Senate chairman should be from opposition: Bilawal

Published March 5, 2018
KARACHI: Pakistan Peoples Party chairman Bilawal Bhutto-Zardari addresses a press conference on Sunday.—Online
KARACHI: Pakistan Peoples Party chairman Bilawal Bhutto-Zardari addresses a press conference on Sunday.—Online

KARACHI/ISLAMABAD: Pakistan Peoples Party (PPP) chairman Bilawal Bhutto-Zardari has said that the opposition will try to get its nominee elected as new chairman of the Senate as “the majority party in the upper house” has the right to bring its chairman.

Addressing a press conference at PPP Media Cell on Sunday along with newly elected 10 senators of the party from Sindh, he said that at present the PPP, and not the Pakistan Muslim League-Nawaz, was the majority party in the Senate as senators in Punjab were elected independently without any party affiliation and they were yet to join a political party.

Mr Bhutto-Zardari said the PML-N had the right to try to emerge as the largest single party in parliament and also to get its nominee elected as Senate chairman.

However, he said, it would be better for the sake of check and balance on the system of governance that Senate chairman belonged to the opposition as the upper house had to oversee the role of the National Assembly. He said the PPP would consult all political parties having representation in the Senate, except the PML-N, for bringing an opposition-backed chairman of Senate.

Govt accused of denying Fata people fundamental rights

Mr Bhutto-Zardari said it was wrong to accuse the PPP of horse-trading in the Senate elections, adding that lawmakers of the Muttahida Qaumi Movement-Pakistan (MQM-P) did not accept leadership of their own party. “The MQM-P’s time is over,” he added.

Recalling that the provincial election commissioner had termed the Senate elections in Sindh most transparent and fair in the entire country, he said that the PPP had secured votes in the Senate polls on the basis of its performance and, therefore, instead of pointing fingers at others, the MQM-P should concentrate on resolving its internal issues.

He advised Pakistan Tehreek-i-Insaf chief Imran Khan to bring forward the party’s ideological activists, as was done by the PPP, instead of giving election tickets to “ATMs only”.

Superior courts and Fata

The PPP has accused the government of denying the people of the Federally Adminis­tered Tribal Areas (Fata) their fundamental rights by not extending jurisdiction of the Supreme Court and the Peshawar High Court to the tribal region.

“Any further delay in this regard is criminal and not acceptable,” said the PPP chairman while talking to a delegation of women activists of the party from tribal agencies at Zardari House in Islamabad.

The eight-member delegation, led by Dr Saima, president of the Fata chapter of the PPP’s women wing, comprised office-bearers from almost all tribal agencies.

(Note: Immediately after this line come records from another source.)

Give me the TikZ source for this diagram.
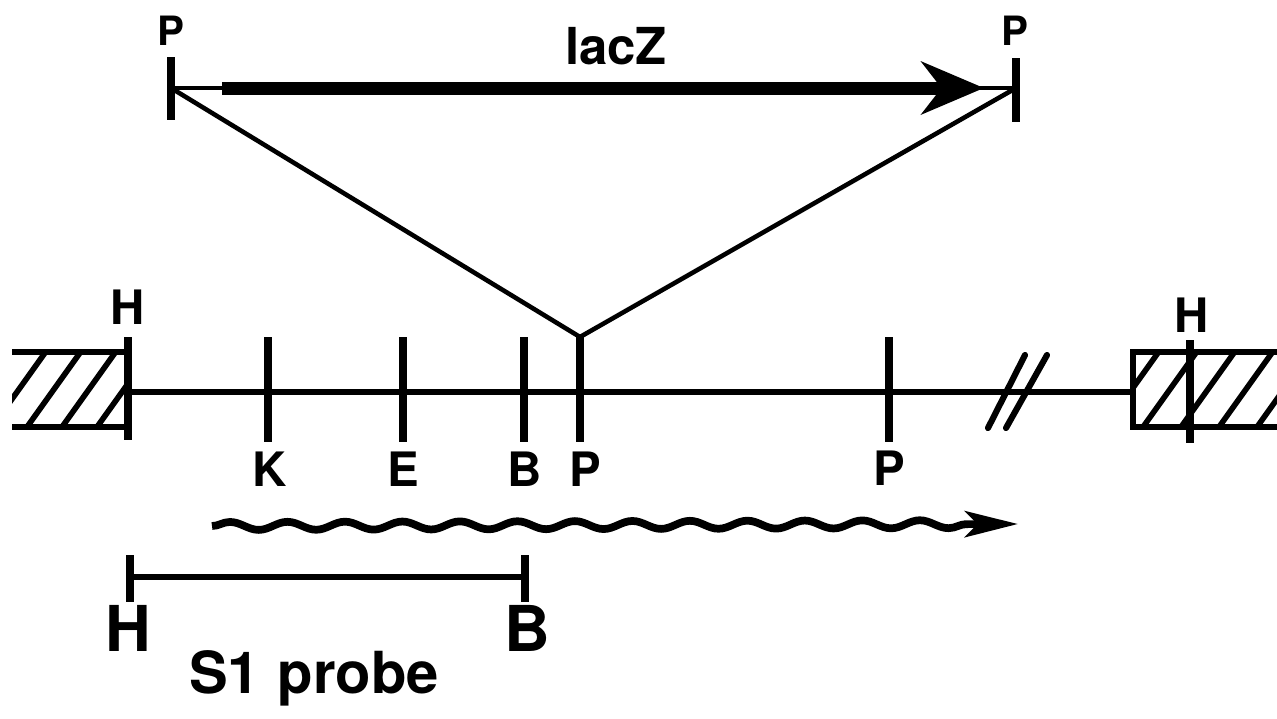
\documentclass[tikz,border=0pt]{standalone}
\usepackage{fontspec}
\setmainfont{TeX Gyre Heros}
\usetikzlibrary{arrows.meta}
\usetikzlibrary{decorations.pathmorphing}

\begin{document}
\begin{tikzpicture}[x=0.02cm,y=-0.02cm,
		lab/.style={inner sep=0pt,font=\bfseries\fontsize{#1}{#1}\selectfont},
		site/.style={line width=4.2pt},
		dna/.style={line width=3.5pt},
		hatch/.style={line width=3.2pt},
		vee/.style={line width=2.6pt},
		gene/.style={line width=7.4pt,-{Stealth[length=1.25cm,width=1.05cm,inset=0.4cm]}},
		wave/.style={line width=4.4pt,decorate,
			decoration={snake,amplitude=0.8mm,segment length=1.15cm,post length=0.9cm},
			-{Stealth[length=1.06cm,width=0.52cm,inset=0.25cm]}}]
		\useasboundingbox (0,0) rectangle (1277,718);

		% lacZ insert
		\coordinate (pl) at (171,88);
		\coordinate (pr) at (1016,88);
		\coordinate (pl-t) at (171,57);
		\coordinate (pl-b) at (171,120);
		\coordinate (pr-t) at (1016,58);
		\coordinate (pr-b) at (1016,122);
		\draw[site] (pl-t) -- (pl-b);
		\draw[site] (pr-t) -- (pr-b);
		\node[lab=23] (plab) at (171,31) {P};
		\node[lab=23] (prlab) at (1015,31) {P};
		\draw[vee] (pl) -- (pr);
		\coordinate (z1) at (222,88);
		\coordinate (z2) at (984,88);
		\draw[gene] (z1) -- (z2);
		\node[lab=29] (lacz) at (616,46) {lacZ};

		% where it goes in
		\coordinate (ins) at (580,337);
		\draw[vee] (pl) -- (ins) -- (pr);

		% the map
		\coordinate (h1) at (128,392);
		\coordinate (h2) at (1133,392);
		\draw[dna] (h1) -- (h2);

		% left vector part
		\coordinate (lb1) at (12,352);
		\coordinate (lb2) at (128,352);
		\coordinate (lb3) at (12,427);
		\coordinate (lb4) at (128,427);
		\begin{scope}
			\clip (lb1) rectangle (lb4);
			\foreach \x in {-8,27,62,97}
				\draw[hatch] (\x,427) -- ++(55,-77);
		\end{scope}
		\draw[dna] (lb1) -- (lb2);
		\draw[dna] (lb3) -- (lb4);
		\coordinate (hl-t) at (128,337);
		\coordinate (hl-b) at (128,440);
		\draw[site] (hl-t) -- (hl-b);
		\node[lab=27] (hlab) at (128,307) {H};

		% right vector part
		\coordinate (rb1) at (1133,352);
		\coordinate (rb2) at (1290,427);
		\begin{scope}
			\clip (rb1) rectangle (rb2);
			\foreach \x in {1105,1143,1181,1219,1257}
				\draw[hatch] (\x,427) -- ++(55,-77);
		\end{scope}
		\draw[dna] (1290,352) -- (rb1) -- (1133,427) -- (rb2);
		\coordinate (hr-t) at (1190,340);
		\coordinate (hr-b) at (1190,443);
		\draw[site] (hr-t) -- (hr-b);
		\node[lab=27] (hrlab) at (1192,315) {H};

		% sites
		\foreach \n/\x in {K/268,E/403,B/524,Pa/580,Pb/889}{
			\coordinate (\n-t) at (\x,337);
			\coordinate (\n-b) at (\x,442);
			\draw[site] (\n-t) -- (\n-b);
		}
		\node[lab=27,anchor=north] (klab) at (270,452) {K};
		\node[lab=27,anchor=north] (elab) at (403,452) {E};
		\node[lab=27,anchor=north] (blab) at (525,452) {B};
		\node[lab=27,anchor=north] (palab) at (585,452) {P};
		\node[lab=27,anchor=north] (pblab) at (889,451) {P};

		% break
		\draw[dna,line cap=round] (988,428) -- (1025,355);
		\draw[dna,line cap=round] (1006,428) -- (1047,355);

		% transcript
		\coordinate (w1) at (212,526);
		\coordinate (w2) at (1018,524);
		\draw[wave] (w1) -- (w2);

		% S1 probe
		\coordinate (s1) at (130,577);
		\coordinate (s2) at (525,577);
		\draw[dna] (s1) -- (s2);
		\draw[site] (130,555) -- (130,602);
		\draw[site] (525,555) -- (525,602);
		\node[lab=36] (shlab) at (128,628) {H};
		\node[lab=36] (sblab) at (527,628) {B};
		\node[lab=33,anchor=base] (probe) at (314,693) {S1\hspace{0.3em}probe};
	\end{tikzpicture}
\end{document}
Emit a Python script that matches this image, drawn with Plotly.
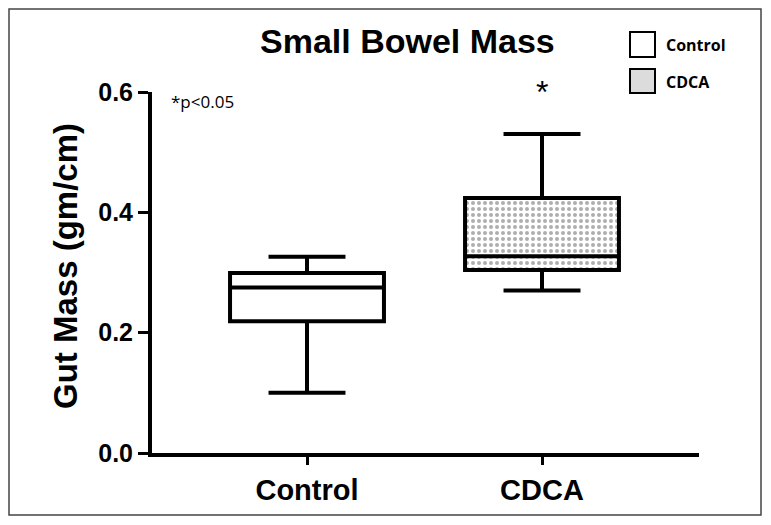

Mr Bhutto-Zardari said a bill on extension of jurisdiction of the Supreme Court and the PHC to Fata, recently passed by the National Assembly and sent to the Senate, contained some serious anomalies which needed to be rectified in the upper house.

The jurisdiction of the SC and the PHC should be extended to tribal areas in one go and not in piecemeal and without requiring any notification by the government, he said.

The PPP chairman recalled that initially the superior courts also did not have the jurisdiction over the Provincially Adminis­tered Tribal Areas. However, in 1973 the courts’ jurisdiction was extended to the region though an act of parliament without requiring any government notification.

“People of Fata have been waiting for 70 long years to get access to justice and must not be kept deprived any more on various pretexts,” he said.

Mr Bhutto-Zardari rejected objections raised by some political parties over extending jurisdiction of the superior courts to Fata and said: “Articles 175 (2) and 247 (7) of the Constitution allow parliament to enact a law to extend jurisdiction of superior courts to tribal areas.”

The PPP chief said his party’s government had extended the Political Parties Order to Fata, opening doors for all political parties to engage its people in alternative political narratives.

The PPP government, he added, had also opened the door for reforms in the draconian Frontier Crimes Regulation and it was now time to undo the FCR and introduce normal laws of Pakistan in the tribal areas.

“If coercive laws are introduced in tribal areas through a presidential regulation why can’t progressive laws be also extended to these areas to protect fundamental rights of its people,” he said.